Their invasion of the Republic was a huge success, with the president and other advisors forced to flee to the Iberian Union. Italy then turned Africa, and set up defensive fortifactions in western Libya to prevent Spanish soldiers from striking the colony. The Kingdom then invaded Egypt, destroying the British defenders in several battles. Cairo, Alexandria, and all the other important cities were captured by the Italians. The Kingdom was right up to the Suez Canal. The British and Indians were forced to put down a rebellion in Iraq, allowing Mussolini to consolidate his new territories. Mussolini claimed that his plans for a New Roman Empire were coming into fruition. Mussolini then turned west into Spanish colonies.

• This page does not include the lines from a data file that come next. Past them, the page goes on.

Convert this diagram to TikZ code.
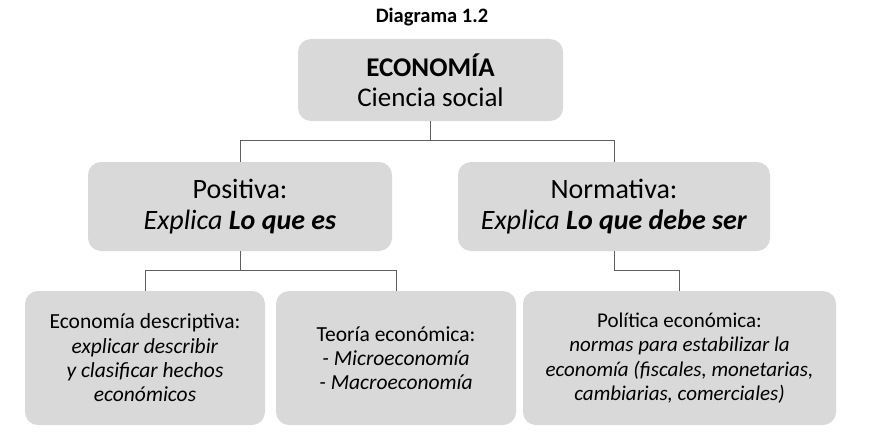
\documentclass[tikz,border=0pt]{standalone}
\usepackage{fontspec}
\setmainfont{Carlito}
\begin{document}
\begin{tikzpicture}[x=1pt,y=-1pt,
  box/.style={fill=boxgray, rounded corners=13pt, align=center, inner sep=0pt, text=black},
  conn/.style={draw=linegray, line width=0.9pt}]
\definecolor{boxgray}{RGB}{217,217,217}
\definecolor{linegray}{RGB}{95,95,95}
\useasboundingbox (0,0) rectangle (882,444);
\node[font=\bfseries\fontsize{20.5}{24}\selectfont] (title) at (432,17) {Diagrama 1.2};
\node[box, minimum width=265pt, minimum height=82pt, font=\fontsize{27}{30}\selectfont] (top) at (430.5,80)
  {\textbf{ECONOMÍA}\\Ciencia social};
\node[box, minimum width=304pt, minimum height=89pt, font=\fontsize{28}{31}\selectfont] (pos) at (240,206.5)
  {Positiva:\\\textit{Explica \textbf{Lo que es}}};
\node[box, minimum width=312pt, minimum height=89pt, font=\fontsize{28}{31}\selectfont] (norm) at (614,206.5)
  {Normativa:\\\textit{Explica \textbf{Lo que debe ser}}};
\node[box, minimum width=240pt, minimum height=134pt, font=\fontsize{21.5}{24.3}\selectfont] (b1) at (145,358)
  {Economía descriptiva:\\\textit{explicar describir}\\\textit{y clasificar hechos}\\\textit{económicos}};
\node[box, minimum width=240pt, minimum height=134pt, font=\fontsize{21.5}{24.3}\selectfont] (b2) at (396,358)
  {Teoría económica:\\\textit{- Microeconomía}\\\textit{- Macroeconomía}};
\node[box, minimum width=313pt, minimum height=134pt, font=\fontsize{21}{24.3}\selectfont] (b3) at (679.5,358)
  {Política económica:\\\textit{normas para estabilizar la}\\\textit{economía (fiscales, monetarias,}\\\textit{cambiarias, comerciales)}};
\coordinate (j1) at (430.5,140);
\coordinate (j2) at (240,270);
\draw[conn] (top.south) -- (j1) -| (pos.north);
\draw[conn] (j1) -| (norm.north);
\draw[conn] (pos.south) -- (j2) -| (b1.north);
\draw[conn] (j2) -| (b2.north);
\draw[conn] (norm.south) -- ++(0,19) -| (b3.north);
\end{tikzpicture}
\end{document}
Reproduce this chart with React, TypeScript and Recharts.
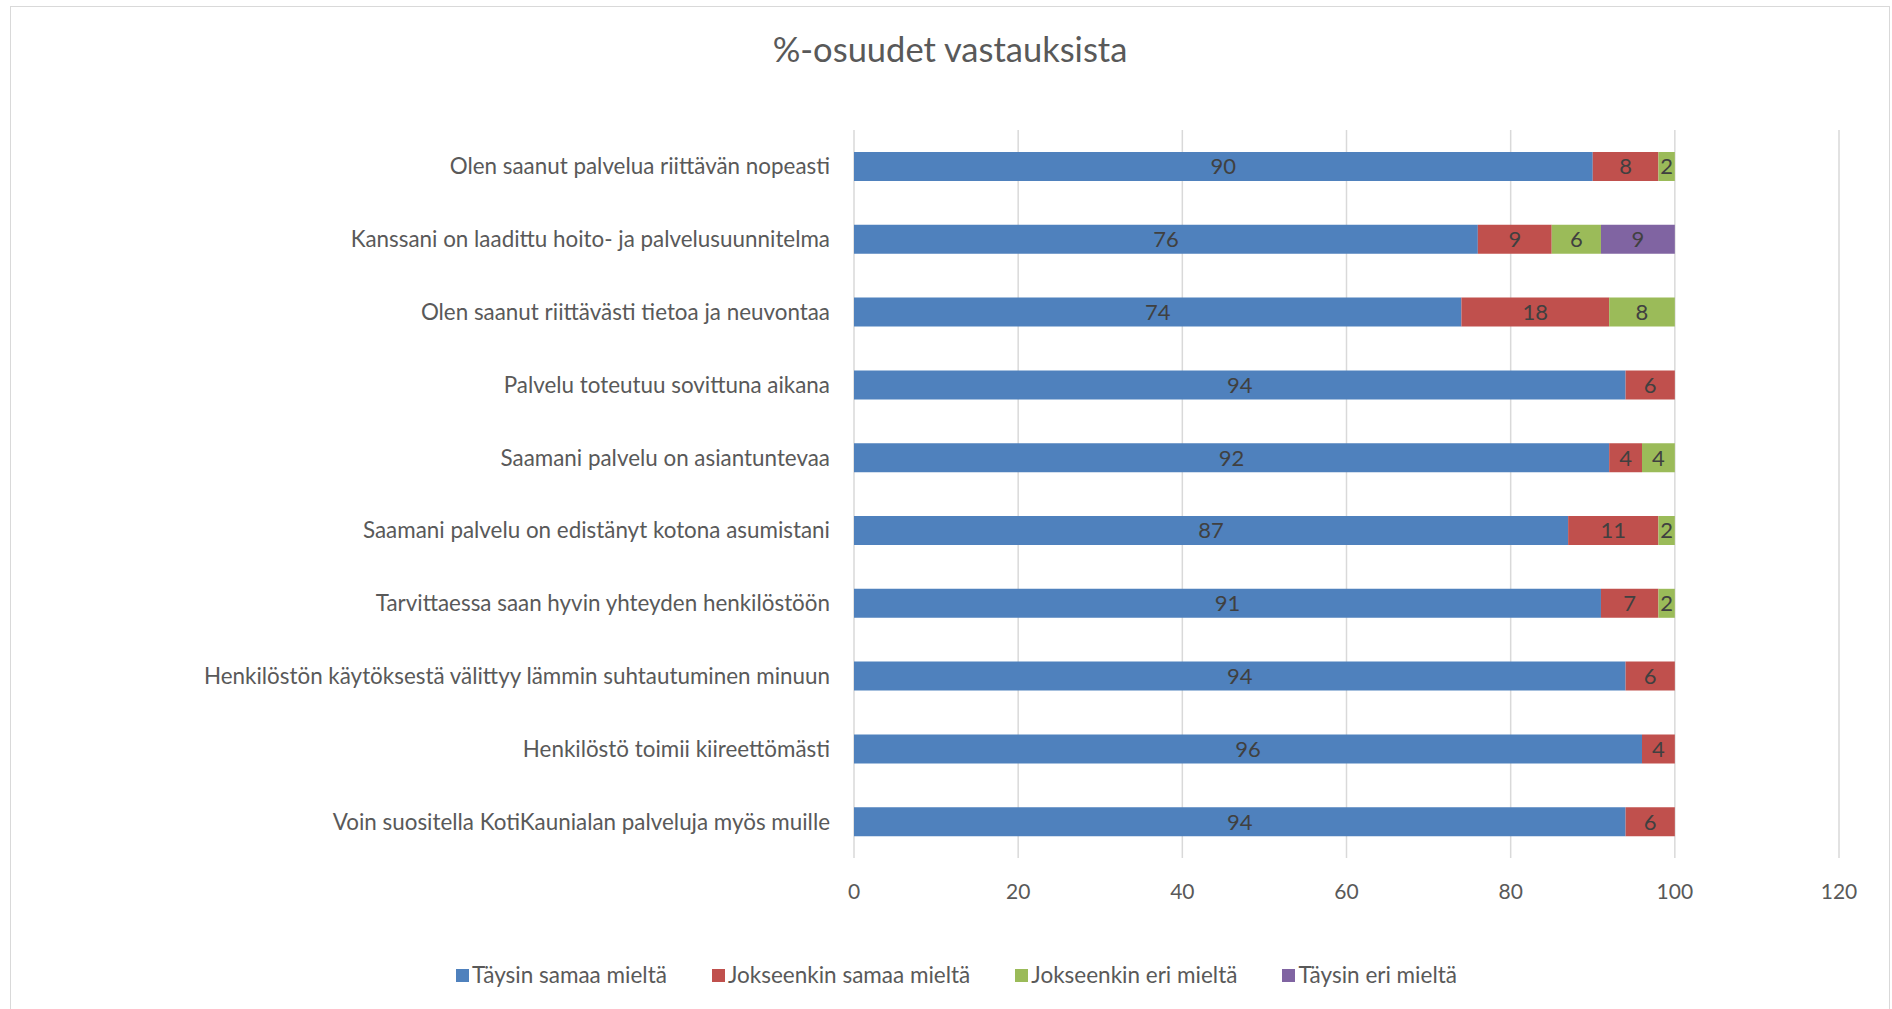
import React from "react"
import { Bar, BarChart, CartesianGrid, XAxis, YAxis, Legend, LabelList } from "recharts"

// kysymykset ylhäältä alas
const questions = [
  "Olen saanut palvelua riittävän nopeasti",
  "Kanssani on laadittu hoito- ja palvelusuunnitelma",
  "Olen saanut riittävästi tietoa ja neuvontaa",
  "Palvelu toteutuu sovittuna aikana",
  "Saamani palvelu on asiantuntevaa",
  "Saamani palvelu on edistänyt kotona asumistani",
  "Tarvittaessa saan hyvin yhteyden henkilöstöön",
  "Henkilöstön käytöksestä välittyy lämmin suhtautuminen minuun",
  "Henkilöstö toimii kiireettömästi",
  "Voin suositella KotiKaunialan palveluja myös muille",
]

const taysinSamaa = [90, 76, 74, 94, 92, 87, 91, 94, 96, 94]
const jokseenkinSamaa = [8, 9, 18, 6, 4, 11, 7, 6, 4, 6]
const jokseenkinEri = [2, 6, 8, null, 4, 2, 2, null, null, null]
const taysinEri = [null, 9, null, null, null, null, null, null, null, null]

const xTicks = [0, 20, 40, 60, 80, 100, 120]

const series = [
  { key: "ts", label: "Täysin samaa mieltä", color: "#4F81BD", values: taysinSamaa },
  { key: "js", label: "Jokseenkin samaa mieltä", color: "#C0504D", values: jokseenkinSamaa },
  { key: "je", label: "Jokseenkin eri mieltä", color: "#9BBB59", values: jokseenkinEri },
  { key: "te", label: "Täysin eri mieltä", color: "#8064A2", values: taysinEri },
]

const data = questions.map((q, i) => {
  const row: any = { name: q }
  series.forEach((s) => {
    row[s.key] = s.values[i]
  })
  return row
})

const FONT = "Lato, 'Open Sans', sans-serif"

const renderLegend = () => (
  <div style={{ display: "flex", paddingLeft: 456, gap: 45, fontFamily: FONT, fontSize: 22.5, color: "#595959", lineHeight: "28px" }}>
    {series.map((s) => (
      <div key={s.key} style={{ display: "flex", alignItems: "center" }}>
        <span style={{ width: 13, height: 13, background: s.color, display: "inline-block", marginRight: 3 }} />
        <span>{s.label}</span>
      </div>
    ))}
  </div>
)

export default function App() {
  return (
    <div style={{ position: "absolute", left: 0, top: 0, width: 1892, height: 1009, background: "#fff", overflow: "hidden", fontFamily: FONT }}>
      <div style={{ position: "absolute", left: 10, top: 6, width: 1878, height: 1020, border: "1.5px solid #D9D9D9" }} />
      <div style={{ position: "absolute", left: 0, width: 1900, top: 28, textAlign: "center", fontSize: 34.5, color: "#595959" }}>
        %-osuudet vastauksista
      </div>
      <BarChart
        width={1892}
        height={1009}
        data={data}
        layout="vertical"
        margin={{ top: 130, right: 53, bottom: 93, left: 0 }}
        barSize={29}
      >
        <CartesianGrid horizontal={false} stroke="#D9D9D9" strokeWidth={1.5} />
        <XAxis
          type="number"
          domain={[0, 120]}
          ticks={xTicks}
          axisLine={false}
          tickLine={false}
          tickMargin={20}
          tick={{ fill: "#595959", fontSize: 21, fontFamily: FONT }}
        />
        <YAxis
          type="category"
          dataKey="name"
          width={854}
          axisLine={false}
          tickLine={false}
          tickMargin={18}
          interval={0}
          tick={{ fill: "#595959", fontSize: 22.4, fontFamily: FONT }}
        />
        <Legend content={renderLegend} wrapperStyle={{ left: 0, top: 961, width: 1892 }} />
        {series.map((s) => (
          <Bar key={s.key} dataKey={s.key} name={s.label} stackId="a" fill={s.color} isAnimationActive={false}>
            <LabelList dataKey={s.key} position="center" fill="#404040" fontSize={22} fontFamily={FONT} />
          </Bar>
        ))}
      </BarChart>
    </div>
  )
}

In his way was General Francisco Franco, whose military units were well-disciplined and were ready to fight to the death. The Kingdom troops were overconident and arrogant, and were unprepared for the ferocity of the Iberians. The Iberians soon launched a counterattack, forcing the Italians back. As they were about to be pushed out of the Spanish land, they launched a desperate attack on Algiers, but the attack was repulsed. Worse for the Italians, the British were back and put down the rebellion. The Italian territories were being squeezed from the sides, and could not hold back both sides. Libya was conquered in 1944, and an offensive was prepared for the Italian Peninsula. A large attack was launched on Sicily, and by summer 1945 the island was under the control of the Allies. A second attack occured, this time on the peninsula itself. A German attack in northern Italy was the nail in the coffin for the Kingdom. In late 1946, Rome was captured after heavy fighting.
In 1947, it was agreed that Sicily and the Italian Peninsula would be given to the Republic of Italy, signifying the end of the Kingdom of Italy.